Siddhi Event Formats

Siddhi has three event formats.

  • Event

    This is the format exposed to end users when they send events via Input Handler, and consume events via Stream Callback or Query Callback. This consists of an Object[] that contains all the values in accordance to the corresponding stream.

  • StreamEvent (Subtype of ComplexEvent)

    This is used within queries. This contains the following three Object[]s: - beforeWindowData: This contains values that are only used in processors that are executed before the WindowProcessor. - onAfterWindowData: This contains values that are only used by the WindowProcessor and the other processors that follow it, but not sent as output. - outputData: This contains the values that comply with the output stream of the query.

In order to optimize the amount of data that is stored in the in-memory at windows, the content in beforeWindowData is cleared before the event enters the WindowProcessor. StreamEvents can also be chained by linking each other via the next property in them.

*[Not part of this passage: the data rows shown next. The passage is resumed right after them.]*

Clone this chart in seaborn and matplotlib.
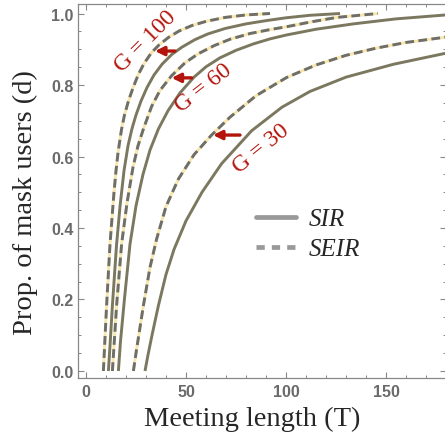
import numpy as np
import pandas as pd
import seaborn as sns
import matplotlib
matplotlib.use("Agg")
import matplotlib.pyplot as plt
from matplotlib.lines import Line2D
from matplotlib.ticker import MultipleLocator

# ---- data ----
T_seir_100 = [8.7, 9.3, 10.3, 12.0, 14.0, 15.0, 16.0, 17.0, 17.8, 19.2, 21.2, 23.5, 26.2, 29.0, 32.8, 36.5, 41.2, 46.5, 52.8, 60.0, 69.5, 80.0, 92.0]
d_seir_100 = [0.0, 0.07, 0.183, 0.355, 0.50, 0.56, 0.61, 0.648, 0.677, 0.715, 0.755, 0.792, 0.830, 0.860, 0.891, 0.912, 0.933, 0.951, 0.966, 0.978, 0.989, 0.996, 1.0]

T_sir_100 = [11.2, 12.0, 13.2, 15.3, 17.0, 19.0, 21.0, 23.0, 25.0, 27.5, 30.5, 34.0, 38.0, 43.0, 48.0, 54.5, 61.0, 69.5, 80.0, 90.0, 100.0, 112.0, 127.0]
d_sir_100 = [0.0, 0.07, 0.183, 0.355, 0.46, 0.56, 0.63, 0.678, 0.716, 0.755, 0.793, 0.828, 0.858, 0.886, 0.906, 0.927, 0.943, 0.958, 0.971, 0.980, 0.988, 0.995, 1.0]

T_seir_60 = [13.2, 14.0, 15.3, 17.8, 20.5, 23.5, 26.0, 28.7, 32.8, 37.0, 42.8, 49.5, 56.0, 64.0, 72.0, 82.0, 92.0, 100.3, 112.0, 125.3, 146.0]
d_seir_60 = [0.0, 0.07, 0.183, 0.355, 0.47, 0.57, 0.63, 0.677, 0.74, 0.785, 0.826, 0.862, 0.887, 0.91, 0.928, 0.944, 0.955, 0.963, 0.976, 0.989, 1.0]

T_sir_60 = [16.2, 17.2, 19.2, 22.0, 25.0, 28.5, 32.0, 36.2, 41.0, 47.0, 54.0, 60.0, 67.0, 75.0, 83.7, 92.0, 100.3, 115.0, 133.7, 155.0, 180.0]
d_sir_60 = [0.0, 0.08, 0.20, 0.355, 0.462, 0.55, 0.618, 0.677, 0.728, 0.778, 0.822, 0.851, 0.876, 0.897, 0.915, 0.929, 0.94, 0.956, 0.971, 0.985, 0.996]

T_seir_30 = [23.7, 25.0, 28.7, 32.0, 35.3, 40.0, 46.2, 54.0, 62.8, 72.0, 85.0, 100.3, 115.0, 130.0, 145.0, 160.0, 180.0]
d_seir_30 = [0.0, 0.05, 0.183, 0.29, 0.369, 0.46, 0.537, 0.605, 0.66, 0.71, 0.77, 0.821, 0.856, 0.883, 0.903, 0.919, 0.934]

T_sir_30 = [29.5, 31.0, 33.0, 36.2, 40.0, 44.0, 50.0, 58.0, 67.8, 82.8, 98.0, 112.0, 130.0, 153.7, 180.0]
d_sir_30 = [0.0, 0.045, 0.10, 0.183, 0.27, 0.34, 0.42, 0.50, 0.58, 0.672, 0.738, 0.782, 0.822, 0.858, 0.889]

g_labels = ["G = 100", "G = 60", "G = 30"]
legend_labels = ["SIR", "SEIR"]
x_ticks = [0, 50, 100, 150]
y_ticks = [0.0, 0.2, 0.4, 0.6, 0.8, 1.0]

# ---- style ----
sns.set_style("ticks")
plt.rcParams['font.family'] = ['Liberation Sans', 'DejaVu Sans']

W, H = 445, 435
fig = plt.figure(figsize=(W / 100, H / 100), dpi=100)
ax = fig.add_axes([78 / W, 56 / H, 368 / W, 374 / H])

SOLID = '#7b785f'
DASH = '#6e6e6a'
YEL = '#f8e6ad'

sir_sets = [(T_sir_100, d_sir_100), (T_sir_60, d_sir_60), (T_sir_30, d_sir_30)]
seir_sets = [(T_seir_100, d_seir_100), (T_seir_60, d_seir_60), (T_seir_30, d_seir_30)]

for T, d in sir_sets:
    df = pd.DataFrame({"T": T, "d": d})
    sns.lineplot(data=df, x="T", y="d", ax=ax, color=SOLID, lw=2.1, sort=False,
                 estimator=None, solid_capstyle='butt', solid_joinstyle='round')

for T, d in seir_sets:
    df = pd.DataFrame({"T": T, "d": d})
    sns.lineplot(data=df, x="T", y="d", ax=ax, color=YEL, lw=2.1, sort=False,
                 estimator=None, solid_capstyle='butt', solid_joinstyle='round')
    sns.lineplot(data=df, x="T", y="d", ax=ax, color=DASH, lw=2.1, sort=False,
                 estimator=None, linestyle=(0, (3.0, 1.5)), dash_capstyle='butt')

# annotations
RED = '#b3150c'
ann = [((30.0, 0.923), 45), ((58.5, 0.794), 38), ((87.5, 0.624), 39)]
arrows = [((34.5, 0.895), (44.5, 0.895)), ((42.8, 0.82), (52.8, 0.82)), ((63.5, 0.66), (77.0, 0.66))]
for lab, (pos, rot) in zip(g_labels, ann):
    ax.text(pos[0], pos[1], lab, rotation=rot, color=RED, fontsize=17,
            family=['Liberation Serif', 'DejaVu Serif'], ha='center', va='center',
            rotation_mode='anchor')
for tip, tail in arrows:
    ax.annotate('', xy=tip, xytext=tail,
                arrowprops=dict(arrowstyle='-|>', color=RED, lw=2.4,
                                mutation_scale=13, shrinkA=0, shrinkB=0))

# legend
handles = [Line2D([], [], color='#999999', lw=3.4),
           Line2D([], [], color='#999999', lw=3.4, linestyle=(0, (1.75, 1.5)))]
leg = ax.legend(handles, legend_labels, loc='center left', bbox_to_anchor=(0.484, 0.385),
                frameon=False, borderpad=0, borderaxespad=0, handlelength=1.6,
                handletextpad=0.5, labelspacing=0.3,
                prop={'family': 'Liberation Serif', 'style': 'italic', 'size': 18})

# axes
ax.set_xlim(-4, 180)
ax.set_ylim(-0.0196, 1.0266)
ax.xaxis.set_minor_locator(MultipleLocator(10))
ax.yaxis.set_minor_locator(MultipleLocator(0.05))
ax.tick_params(which='both', direction='in', top=True, right=True, colors='#888888')
ax.tick_params(which='major', length=4.5, width=0.8)
ax.tick_params(which='minor', length=2.5, width=0.7)
ax.tick_params(axis='x', pad=4.5)
ax.tick_params(axis='y', pad=3)
ax.set_xticks(x_ticks)
ax.set_yticks(y_ticks)
tick_font = dict(fontweight='bold', fontsize=11.5, color='#6a6a6a',
                 family=['Liberation Sans', 'DejaVu Sans'])
ax.set_xticklabels([str(v) for v in x_ticks], **tick_font)
ax.set_yticklabels([f"{v:.1f}" for v in y_ticks], **tick_font)
for s in ax.spines.values():
    s.set_color('#888888')
    s.set_linewidth(0.9)
ax.set_xlabel('')
ax.set_ylabel('')
fig.text(252 / W, 1 - 419.5 / H, 'Meeting length (T)', ha='center', va='center',
         fontsize=20.5, family=['Liberation Serif', 'DejaVu Serif'])
fig.text(25.5 / W, 1 - 202.5 / H, 'Prop. of mask users (d)', ha='center', va='center',
         rotation=90, fontsize=20.5, family=['Liberation Serif', 'DejaVu Serif'])

fig.savefig('out.png', dpi=100)
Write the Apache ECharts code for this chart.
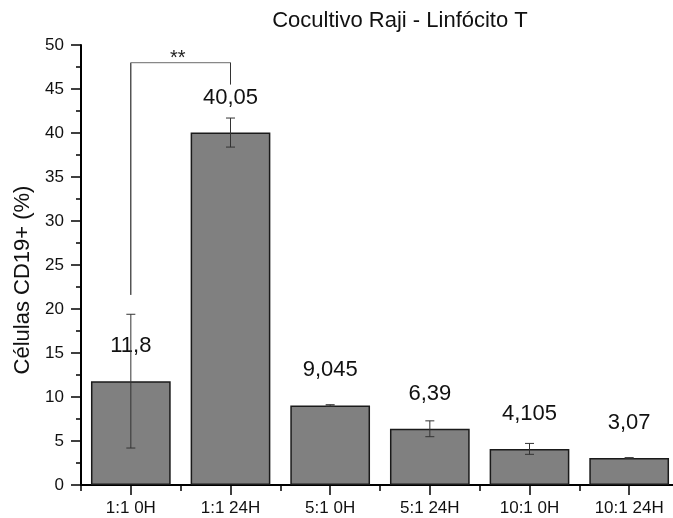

  • StateEvent (Subtype of ComplexEvent)

    This is used in Joins, Patterns and Sequences when we need to associate events of multiple streams, tables, windows and aggregations of different types together. This has a collection of StreamEvents representing different streams, tables, etc, that are used in the query, and outputData to contain the values that are needed for the query output. StreamEvents can also be chained by linking each other with the next property in them.

Event Chunks

Event Chunks provide an easier way of manipulating the chain of StreamEvents and StateEvents so that they are be easily iterated, inserted and removed.

Summary

This article focuses on describing the architecture of Siddhi and rationalizing the architectural decisions made. It also explains the key features of Siddhi.
This is possibly a great starting point for new developers to understand Siddhi and to start contributing to it.